Press releases
Chinese leaders lay flowers in Belfast to mark 25 year anniversary of Tiananmen massacre
This morning, Wednesday 4 June, Chinese community leaders will gather in Belfast to lay flowers to remember those killed in China’s notorious crackdown in Tiananmen Square 25 years ago today.
Patrick Yu, a Chinese pro-democracy activist from 1989 (and now head of a local ethnic minorities NGO), and Eileen Chan-Hu, former CEO of Chinese Welfare Association NI, will join Patrick Corrigan, Amnesty International NI Programme Director, to lay roses at Belfast’s Beacon of Hope sculpture - reminiscent of the statue Goddess of Democracy, which was erected by students in Tiananmen Square in 1989 - in an act of remembrance for those who died.
Rose petals will then be cast into the River Lagan from Queen's Bridge. They will be joined by Chinese and Northern Irish children and local Amnesty activists.
Commemorating the crackdown in China is illegal and at least 66 people have now been detained by the Chinese authorities in connection to the Tiananmen anniversary.
Patrick Corrigan, Amnesty International’s NI Programme Director
“In Belfast and in other cities around the world, people are commemorating the massacre in Tiananmen Square of 25 years ago.

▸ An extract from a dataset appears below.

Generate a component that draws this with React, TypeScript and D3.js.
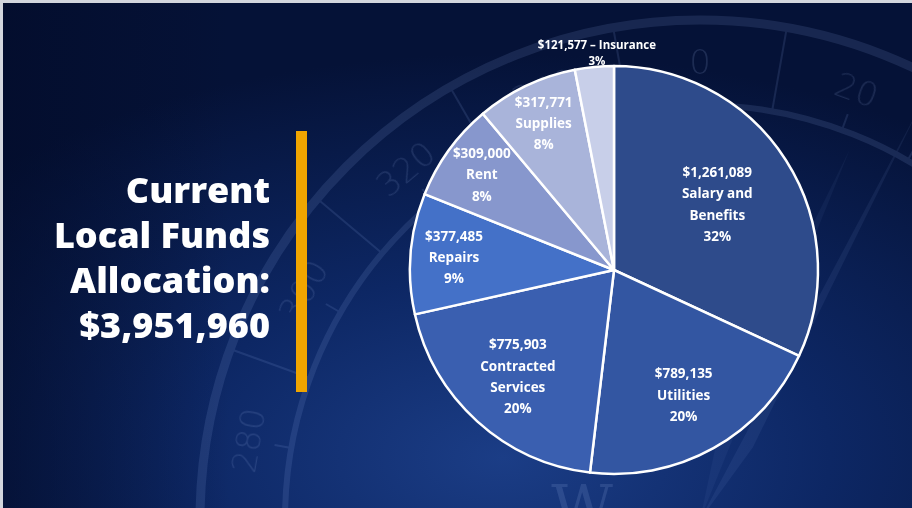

Ironically, the one place it cannot be marked publicly without fear of arrest is in China itself.
“The Chinese authorities appear willing to stop at nothing in their attempts to prevent people from marking the 25th anniversary of the Tiananmen crackdown.
“But the authorities’ suffocating grip on freedom of expression will not stop people in China and around the world from remembering the victims of 4 June 1989. That is why are are gathering today in the heart of Belfast beside the Beacon of Hope sculpture, so reminiscent of the statue Goddess of Democracy, which the students erected in Tiananmen Square in 1989.”